China is, understandably, economical in its praise when it comes to its regional rival, India. Yet the unthinkable happened when Beijing conceded, almost with a touch of admiration, that India has emerged as the global Big Brother when it comes to enforcing internet shutdowns. China’s admission is borne out by data; a report by an internet advocacy group has found that till 2018, India — a democracy — accounted for 67 per cent of the internet blockages that took place around the globe. This year has not been any different, with as many as 95 outages being reported from different corners of the country. Tellingly, there seems to be a clear association between public protest and the curtailment of the internet. Kashmir has had to do without this service since August when the Bharatiya Janata Party-led Union government stripped the former state of Article 370. The interruption, combined with the lockdown imposed by the Centre, has inconvenienced the citizens there greatly. Families have not been able to get in touch with those residing out of Kashmir; shortages in food, fuel and medicines along with the stifling of dissent have gone unreported. The government has, predictably, remained unmoved. What is worrying is the inertia of the arbiters of justice. But the massive protests against the Citizenship (Amendment) Act have proved to be an unexpected leveller in this case. As people poured out into the streets in thousands, administrations in Uttar Pradesh, Delhi, Assam, Tripura, Meghalaya, Arunachal Pradesh, Karnataka and Bengal imposed complete or partial restrictions on internet availability.
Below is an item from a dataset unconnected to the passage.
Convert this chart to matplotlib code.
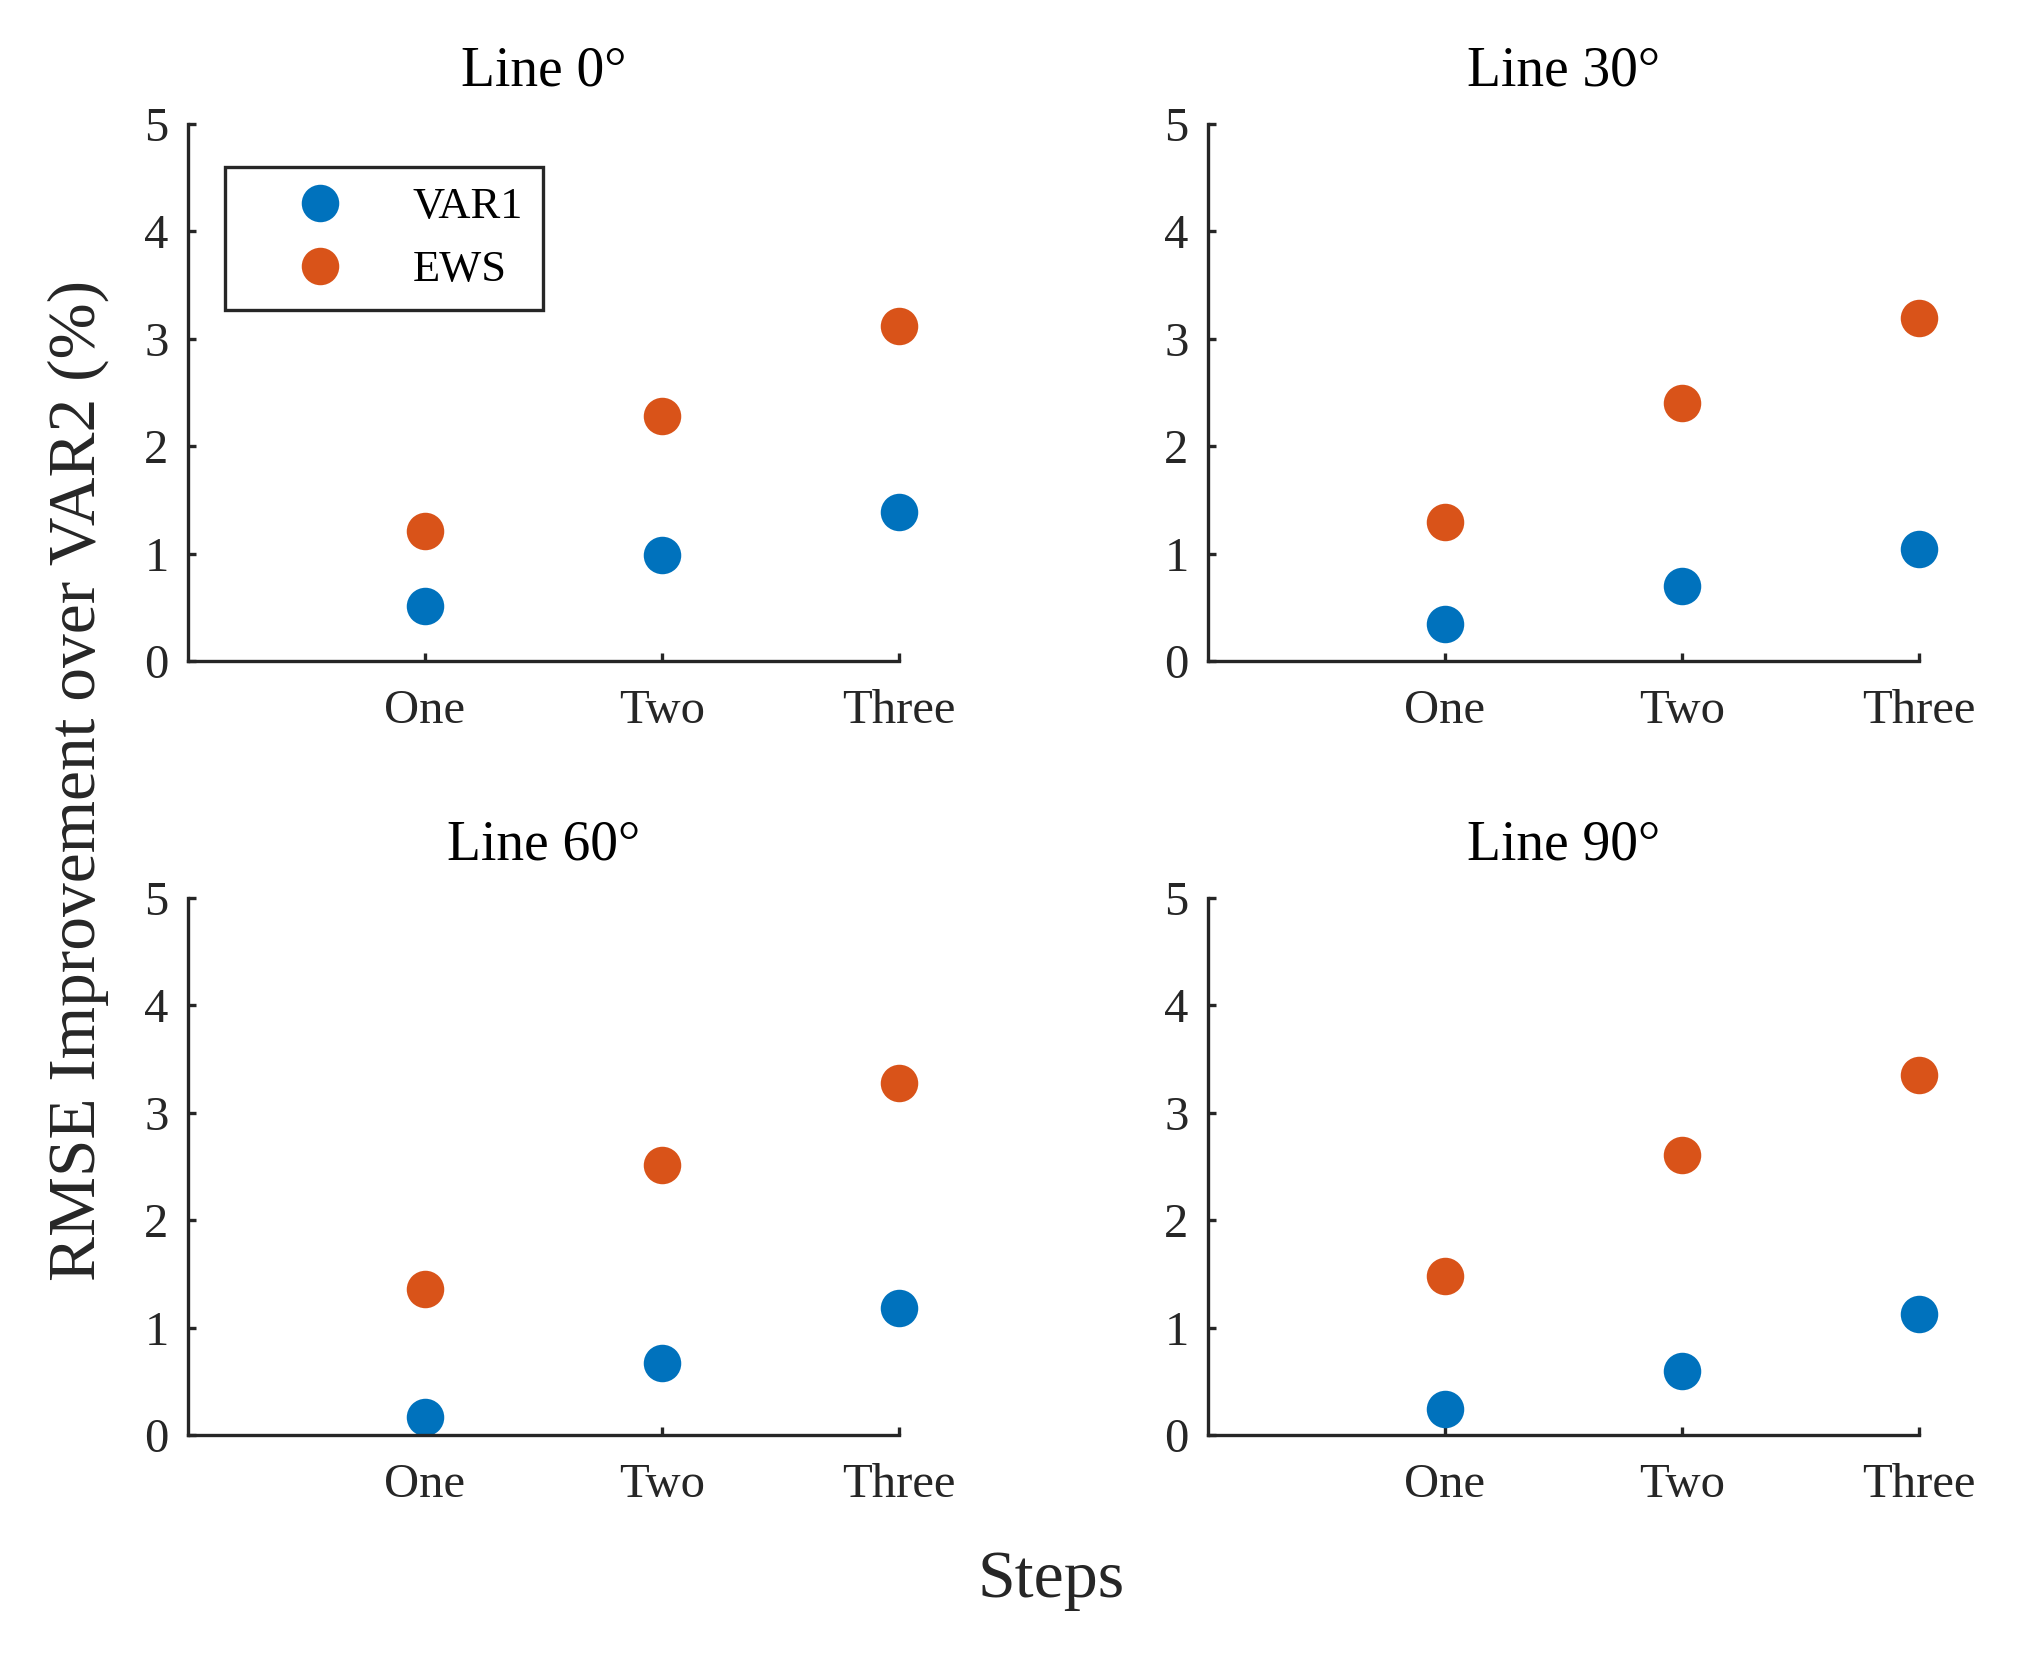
import matplotlib
matplotlib.use("Agg")
import matplotlib.pyplot as plt

plt.rcParams['font.family'] = ['Liberation Serif', 'DejaVu Serif']

steps = ['One', 'Two', 'Three']
titles = ['Line 0°', 'Line 30°', 'Line 60°', 'Line 90°']

var1 = [
    [0.51, 0.99, 1.39],
    [0.34, 0.70, 1.04],
    [0.17, 0.67, 1.18],
    [0.24, 0.60, 1.13],
]
ews = [
    [1.21, 2.28, 3.12],
    [1.29, 2.40, 3.19],
    [1.36, 2.51, 3.28],
    [1.48, 2.61, 3.35],
]

blue = '#0072BD'
orange = '#D95319'
ink = '#262626'

fig = plt.figure(figsize=(20.21, 16.6), dpi=100)

lefts = [0.0930, 0.5977, 0.0930, 0.5977]
bottoms = [0.6018, 0.6018, 0.1355, 0.1355]
w, h = 0.3518, 0.3235

xs = [1, 2, 3]
for i in range(4):
    ax = fig.add_axes([lefts[i], bottoms[i], w, h])
    ax.plot(xs, var1[i], 'o', color=blue, ms=27, mec='none', label='VAR1', clip_on=False)
    ax.plot(xs, ews[i], 'o', color=orange, ms=27, mec='none', label='EWS', clip_on=False)
    ax.set_xlim(0, 3)
    ax.set_ylim(0, 5)
    ax.set_xticks(xs)
    ax.set_xticklabels(steps)
    ax.set_yticks(range(6))
    for s in ['top', 'right']:
        ax.spines[s].set_visible(False)
    for s in ['left', 'bottom']:
        ax.spines[s].set_linewidth(2.4)
        ax.spines[s].set_color(ink)
    ax.tick_params(direction='in', length=6, width=2.4, color=ink,
                   labelcolor=ink, labelsize=35)
    ax.tick_params(axis='x', pad=20)
    ax.tick_params(axis='y', pad=14)
    ax.set_title(titles[i], fontsize=40, color='black', pad=28)

    if i == 0:
        leg = ax.legend(loc='upper left', bbox_to_anchor=(0.052, 0.920),
                        borderaxespad=0, fontsize=32, numpoints=1,
                        borderpad=0.45, handlelength=3.4, handletextpad=0.38,
                        labelspacing=0.52, fancybox=False, framealpha=1)
        leg.get_frame().set_edgecolor(ink)
        leg.get_frame().set_linewidth(2.4)

fig.text(0.0386, 0.53, 'RMSE Improvement over VAR2 (%)', rotation=90,
         ha='center', va='center', fontsize=48.5, color=ink)
fig.text(0.520, 0.038, 'Steps', ha='center', va='baseline', fontsize=49, color=ink)

fig.savefig('out.png', dpi=100)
Unsurprisingly, the authorities have an alibi to defend such a transgression in spite of its steep economic costs. These prohibitions, the argument goes, are necessary to maintain law and order or prevent the dissemination of incendiary messages. It is true that the internet can be weaponized by unruly elements, in and out of uniform. But such a necessity must be weighed against crucial counterpoints. Unfettered information is integral to the idea of a modern democracy. Choking the internet goes against the principle of transparency, making it easier for the State to conceal such excesses as the targeted violence by the security apparatus that is unfolding in UP. Public inconvenience is another important factor that is seldom considered. The real problem lies elsewhere. Technology conceived to be a facilitator of freedom is increasingly being transformed at the hands of both authoritarian and democratic regimes into a useful resource of repression.